───── MATERIAL FOR THIS TASK ─────

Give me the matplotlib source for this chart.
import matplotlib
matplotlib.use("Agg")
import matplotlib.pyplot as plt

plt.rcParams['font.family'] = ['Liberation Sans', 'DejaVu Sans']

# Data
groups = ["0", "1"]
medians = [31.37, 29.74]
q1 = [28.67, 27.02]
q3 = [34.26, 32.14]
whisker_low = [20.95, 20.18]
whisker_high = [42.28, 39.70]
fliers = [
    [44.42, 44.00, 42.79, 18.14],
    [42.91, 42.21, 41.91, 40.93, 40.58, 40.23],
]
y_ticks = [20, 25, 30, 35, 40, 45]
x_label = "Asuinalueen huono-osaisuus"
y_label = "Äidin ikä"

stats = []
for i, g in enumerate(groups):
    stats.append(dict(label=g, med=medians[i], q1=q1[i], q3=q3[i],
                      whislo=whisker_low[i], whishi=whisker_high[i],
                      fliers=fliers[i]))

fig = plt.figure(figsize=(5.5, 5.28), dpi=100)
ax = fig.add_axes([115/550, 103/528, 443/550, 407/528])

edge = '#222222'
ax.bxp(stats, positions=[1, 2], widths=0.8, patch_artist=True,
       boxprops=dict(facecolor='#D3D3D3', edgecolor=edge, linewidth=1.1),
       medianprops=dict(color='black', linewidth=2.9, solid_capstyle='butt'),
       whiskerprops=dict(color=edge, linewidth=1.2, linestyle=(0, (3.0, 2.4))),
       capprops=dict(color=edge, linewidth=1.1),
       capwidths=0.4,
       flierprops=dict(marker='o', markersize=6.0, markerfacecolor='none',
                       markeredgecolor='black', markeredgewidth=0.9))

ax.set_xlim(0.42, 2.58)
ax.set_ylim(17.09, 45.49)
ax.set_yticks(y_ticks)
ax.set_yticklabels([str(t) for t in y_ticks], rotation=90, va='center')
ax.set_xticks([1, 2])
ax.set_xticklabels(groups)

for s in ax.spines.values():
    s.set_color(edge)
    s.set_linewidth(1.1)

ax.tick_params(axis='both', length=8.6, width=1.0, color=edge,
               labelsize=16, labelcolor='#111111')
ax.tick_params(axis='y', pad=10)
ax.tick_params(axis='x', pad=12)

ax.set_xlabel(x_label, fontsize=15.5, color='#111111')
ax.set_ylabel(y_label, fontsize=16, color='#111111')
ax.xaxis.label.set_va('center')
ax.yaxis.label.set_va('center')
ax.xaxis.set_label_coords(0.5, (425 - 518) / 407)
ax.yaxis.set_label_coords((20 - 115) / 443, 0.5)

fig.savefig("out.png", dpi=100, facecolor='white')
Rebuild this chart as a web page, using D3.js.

─────
───── MATERIAL FOR THIS TASK ─────

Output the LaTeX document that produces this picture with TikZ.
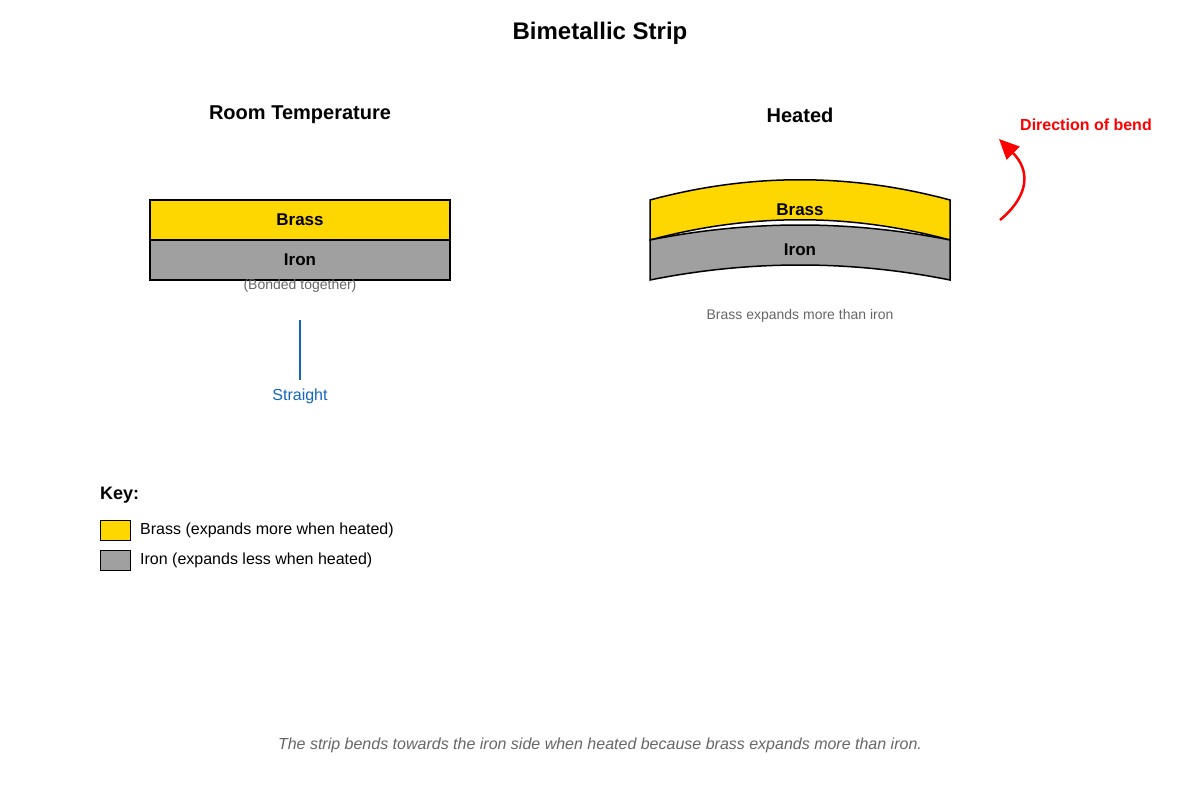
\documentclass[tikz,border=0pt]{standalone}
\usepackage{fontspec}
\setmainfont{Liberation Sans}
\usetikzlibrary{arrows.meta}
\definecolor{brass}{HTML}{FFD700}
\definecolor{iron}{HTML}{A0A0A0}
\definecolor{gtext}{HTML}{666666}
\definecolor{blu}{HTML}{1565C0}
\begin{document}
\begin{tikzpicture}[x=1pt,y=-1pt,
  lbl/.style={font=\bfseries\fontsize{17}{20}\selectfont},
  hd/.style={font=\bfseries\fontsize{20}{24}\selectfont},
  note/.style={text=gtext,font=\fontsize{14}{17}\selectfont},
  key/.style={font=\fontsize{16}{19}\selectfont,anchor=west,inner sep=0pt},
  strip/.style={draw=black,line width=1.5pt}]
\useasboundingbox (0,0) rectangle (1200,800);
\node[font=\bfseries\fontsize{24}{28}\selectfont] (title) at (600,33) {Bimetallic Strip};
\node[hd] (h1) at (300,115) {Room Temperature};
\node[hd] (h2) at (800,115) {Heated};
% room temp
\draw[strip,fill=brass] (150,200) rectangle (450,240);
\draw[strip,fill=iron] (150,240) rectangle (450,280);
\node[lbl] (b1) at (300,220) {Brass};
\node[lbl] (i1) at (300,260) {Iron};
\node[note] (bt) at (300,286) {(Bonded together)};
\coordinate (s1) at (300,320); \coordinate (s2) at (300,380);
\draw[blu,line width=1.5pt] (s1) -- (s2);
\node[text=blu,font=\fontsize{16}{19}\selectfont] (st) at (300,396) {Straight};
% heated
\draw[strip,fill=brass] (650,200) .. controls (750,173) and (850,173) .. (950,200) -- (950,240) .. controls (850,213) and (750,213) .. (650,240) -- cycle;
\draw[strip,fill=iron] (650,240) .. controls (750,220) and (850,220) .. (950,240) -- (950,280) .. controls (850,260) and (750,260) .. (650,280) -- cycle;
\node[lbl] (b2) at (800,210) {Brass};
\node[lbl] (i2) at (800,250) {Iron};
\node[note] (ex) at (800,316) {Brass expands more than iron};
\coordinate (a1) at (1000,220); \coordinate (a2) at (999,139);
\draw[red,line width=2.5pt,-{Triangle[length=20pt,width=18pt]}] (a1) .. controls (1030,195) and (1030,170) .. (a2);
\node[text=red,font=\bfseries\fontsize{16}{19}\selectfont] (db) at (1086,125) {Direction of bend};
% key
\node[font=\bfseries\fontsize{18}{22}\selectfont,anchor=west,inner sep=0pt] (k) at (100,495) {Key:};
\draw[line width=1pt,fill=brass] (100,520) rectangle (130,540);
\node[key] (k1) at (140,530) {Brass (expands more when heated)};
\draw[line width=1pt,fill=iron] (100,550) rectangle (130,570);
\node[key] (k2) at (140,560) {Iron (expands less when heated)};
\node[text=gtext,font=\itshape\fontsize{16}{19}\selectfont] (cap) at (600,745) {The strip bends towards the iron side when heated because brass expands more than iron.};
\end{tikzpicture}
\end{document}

─────

#### WHAT IS BEING ASKED
Write out, from the lines above, only those from the line with "Give me the matplotlib source for this chart." to the line with "ax = fig.add_axes([115/550, 103/528, 443/550, 407/528])", exactly as given, including the first and the last.

#### ANSWER TO THE EXERCISE
Give me the matplotlib source for this chart.
import matplotlib
matplotlib.use("Agg")
import matplotlib.pyplot as plt

plt.rcParams['font.family'] = ['Liberation Sans', 'DejaVu Sans']

# Data
groups = ["0", "1"]
medians = [31.37, 29.74]
q1 = [28.67, 27.02]
q3 = [34.26, 32.14]
whisker_low = [20.95, 20.18]
whisker_high = [42.28, 39.70]
fliers = [
    [44.42, 44.00, 42.79, 18.14],
    [42.91, 42.21, 41.91, 40.93, 40.58, 40.23],
]
y_ticks = [20, 25, 30, 35, 40, 45]
x_label = "Asuinalueen huono-osaisuus"
y_label = "Äidin ikä"

stats = []
for i, g in enumerate(groups):
    stats.append(dict(label=g, med=medians[i], q1=q1[i], q3=q3[i],
                      whislo=whisker_low[i], whishi=whisker_high[i],
                      fliers=fliers[i]))

fig = plt.figure(figsize=(5.5, 5.28), dpi=100)
ax = fig.add_axes([115/550, 103/528, 443/550, 407/528])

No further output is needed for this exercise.